Ҧ 5. Of the Draw-knife, and its Use

 The Draw-knife described Plate 8E is seldom used about House-building, but for the making of some sorts of Household-stuff; as the Legs of Crickets, the Rounds of Ladders, the Rails to lay Cheese or Bacon on, &c.  When they use it, they set on end of their Work against their Breast, and the other end against the Work-bench, or some hollow Angle that may keep it from slipping, and so pressing the Work a little hard with their Breast against the Bench, to keep it steddy in its Position, they with the Handles of the Draw-knife in both their Hands, enter the edge of the Draw-knife into the Work, and draw Chips almost the length of their Work, and so smoothen it quickly.”

 

 That could be done, but it must have been uncomfortable. 

 

 

 

Randle Holme’s Academy of Armory (1688) has a “paring ladder” – a sort of brake:  

“… the paring Ladder, or Coopers Ladder, with a pareing Staff in it: By the help of this all Barrel Staves or Boards are held fast and safe while the Work-man is paring or shaving them fit for his purpose.”

 

 

 

 

 

 

The same device is depicted a little less than three hundred years later in J. Geraint Jenkins’ Traditional Country Craftsmen (1965) showing a hoop-maker using something similar to shave his stock. Jenkins called it an upright horse.

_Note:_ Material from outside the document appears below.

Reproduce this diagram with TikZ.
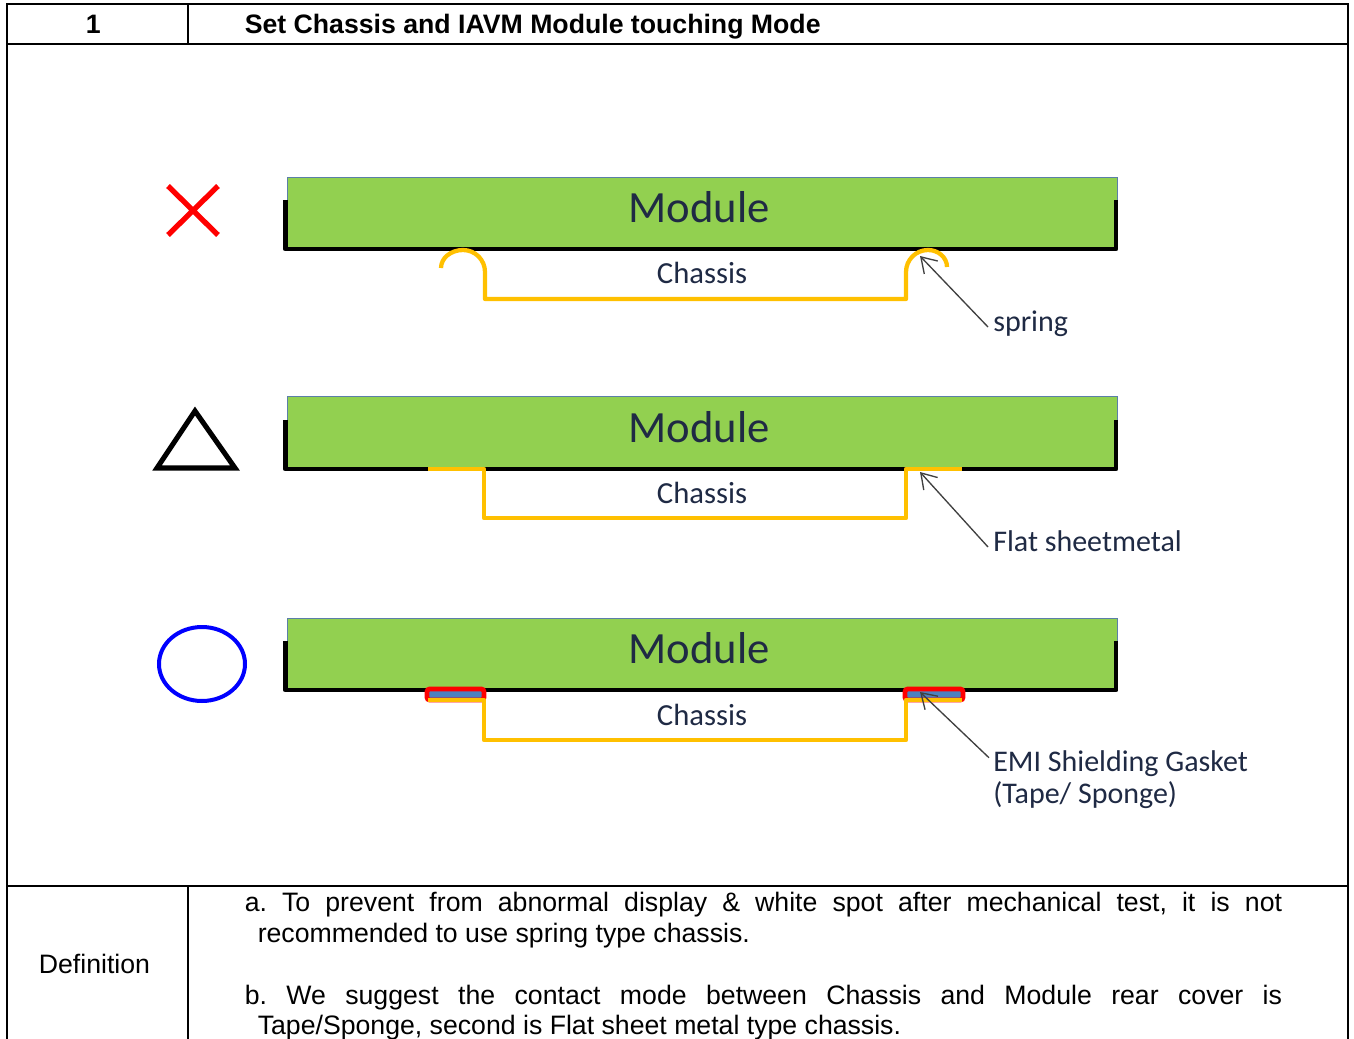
\documentclass[tikz,border=0pt]{standalone}
\usepackage{fontspec}
\setmainfont{Liberation Sans}
\newfontfamily\shapefont{Carlito}
\usetikzlibrary{arrows.meta}
\frenchspacing
\definecolor{modgreen}{HTML}{92D050}
\definecolor{modblue}{HTML}{5B7FA8}
\definecolor{chassisy}{HTML}{FFC000}
\definecolor{gasketb}{HTML}{4F81BD}
\definecolor{labeltxt}{HTML}{1F2A44}
\tikzset{
  gridline/.style={draw=black,line width=1.1pt},
  modulebox/.style={draw=modblue,line width=0.9pt,fill=modgreen,minimum width=622.5pt,minimum height=53.25pt,inner sep=0pt,anchor=north west},
  moduletext/.style={font=\shapefont\fontsize{33.5}{33}\selectfont,text=labeltxt,inner sep=0pt},
  rearcover/.style={draw=black,line width=3.7pt,line join=round},
  chassisline/.style={draw=chassisy,line width=3.2pt,line join=round},
  gasketbox/.style={draw=red,fill=gasketb,line width=3.6pt,rounded corners=2pt},
  chassistext/.style={font=\shapefont\fontsize{23}{24}\selectfont,text=labeltxt,inner sep=0pt},
  calltext/.style={font=\shapefont\fontsize{22.5}{24}\selectfont,text=labeltxt,inner sep=0pt,align=left},
  callout/.style={draw=black!75,line width=1pt,-{Straight Barb[length=11pt,width=14pt,line width=1pt]}},
  celltext/.style={font=\fontsize{20}{23}\selectfont,inner sep=0pt},
  headtext/.style={font=\bfseries\fontsize{20}{23}\selectfont,inner sep=0pt,anchor=base west},
  bodyline/.style={celltext,anchor=base west}
}
\begin{document}
\begin{tikzpicture}[x=0.75pt,y=-0.75pt]
\useasboundingbox (0,0) rectangle (1354,1039);
\fill[white] (0,0) rectangle (1354,1039);
% table
\draw[gridline] (7,1039) -- (7,4) -- (1348,4) -- (1348,1039);
\draw[gridline] (7,44) -- (1348,44);
\draw[gridline] (7,886) -- (1348,886);
\draw[gridline] (188,4) -- (188,44);
\draw[gridline] (188,886) -- (188,1039);
\node[headtext] (num) at (85.5,33) {1};
\node[headtext] (title) at (244.5,33) {Set Chassis and IAVM Module touching Mode};
\node[celltext] (defn) at (94.5,964) {Definition};
\node[bodyline] (para1a) at (244.5,911) {\hbox to 778pt{a. To prevent from abnormal display \& white spot after mechanical test, it is not}};
\node[bodyline] (para1b) at (257.5,942) {recommended to use spring type chassis.};
\node[bodyline] (para2a) at (244.5,1004) {\hbox to 778pt{b. We suggest the contact mode between Chassis and Module rear cover is}};
\node[bodyline] (para2b) at (257.5,1034) {Tape/Sponge, second is Flat sheet metal type chassis.};
% symbols
\draw[red,line width=4pt] (168,186) -- (218,235) (218,186) -- (168,235);
\draw[black,line width=3.8pt,line join=miter] (195,411) -- (235,468) -- (157,468) -- cycle;
\draw[blue,line width=3pt] (202,664) ellipse [x radius=43,y radius=37];
% row 1
\node[modulebox] (mod1) at (287,177) {};
\node[moduletext] (mod1t) at (699,207.5) {Module};
\draw[rearcover] (285.5,200) -- (285.5,249) -- (1116,249) -- (1116,200);
\draw[chassisline] (441,268) arc[start angle=180,end angle=270,x radius=22,y radius=18] arc[start angle=270,end angle=360,x radius=22,y radius=22] -- (485,299) -- (906,299) -- (906,272) arc[start angle=180,end angle=270,x radius=22,y radius=22] arc[start angle=270,end angle=360,x radius=19,y radius=17];
\node[chassistext] (ch1) at (702,273) {Chassis};
\node[calltext,anchor=base west] (spring) at (993,331) {spring};
\coordinate (tip1) at (920,256);
\draw[callout] (spring.base west) ++(-5,-4) -- (tip1);
% row 2
\node[modulebox] (mod2) at (287,396) {};
\node[moduletext] (mod2t) at (699,427.5) {Module};
\draw[rearcover] (285.5,420) -- (285.5,469) -- (1116,469) -- (1116,420);
\draw[chassisline] (428,469) -- (484,469) -- (484,518) -- (906,518) -- (906,469) -- (962,469);
\node[chassistext] (ch2) at (702,493) {Chassis};
\node[calltext,anchor=base west] (flat) at (993,551) {Flat sheetmetal};
\coordinate (tip2) at (920,472);
\draw[callout] (flat.base west) ++(-5,-4) -- (tip2);
% row 3
\node[modulebox] (mod3) at (287,618) {};
\node[moduletext] (mod3t) at (699,648.5) {Module};
\draw[rearcover] (285.5,641) -- (285.5,690) -- (1116,690) -- (1116,641);
\draw[gasketbox] (427,700) -- (427,689) -- (484,689) -- (484,700) -- cycle;
\draw[gasketbox] (905,700) -- (905,689) -- (963,689) -- (963,700) -- cycle;
\draw[chassisline] (428,700) -- (484,700) -- (484,740) -- (906,740) -- (906,700) -- (962,700);
\node[chassistext] (ch3) at (702,715) {Chassis};
\node[calltext,anchor=west] (emi) at (993,780) {EMI Shielding Gasket\\(Tape/ Sponge)};
\coordinate (tip3) at (920,692);
\draw[callout] (emi.north west) ++(-4,7) -- (tip3);
\end{tikzpicture}
\end{document}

It seems his left leg applies the pressure that holds the stock against the “paring staff” both of which are held under a cross piece at the top. there’s no date for the photograph, the presumption is c. 1920s-40s. [illustration from J. Geraint Jenkins, Traditional Country Craftsmen (London, Boston & Henley: Routledge & Kegan Paul, 1965,1978) figure 23.] 

 

  

But, where the English style shaving horse came from is still to be discovered. I still like mine, it’s a little weary by now. I’d guess it’s about 15-20 years old. I use it less than I used to, it’s just that most of my work is planed at the bench, rather than shaved these days. But it still holds up all right. I simplified Alexander’s design, by eliminating metal fastners and fixings, and I used pine for the bench and work surface.  

 

 

  This detail photograph shows how the work surface is hinged. A block that is essentially the same as the poppets on a wooden lathe receives a wooden pin through its head. This pin also pierces the end of the work surface. A bevel on the bottom corner of the work surface facilitates the hinge motion.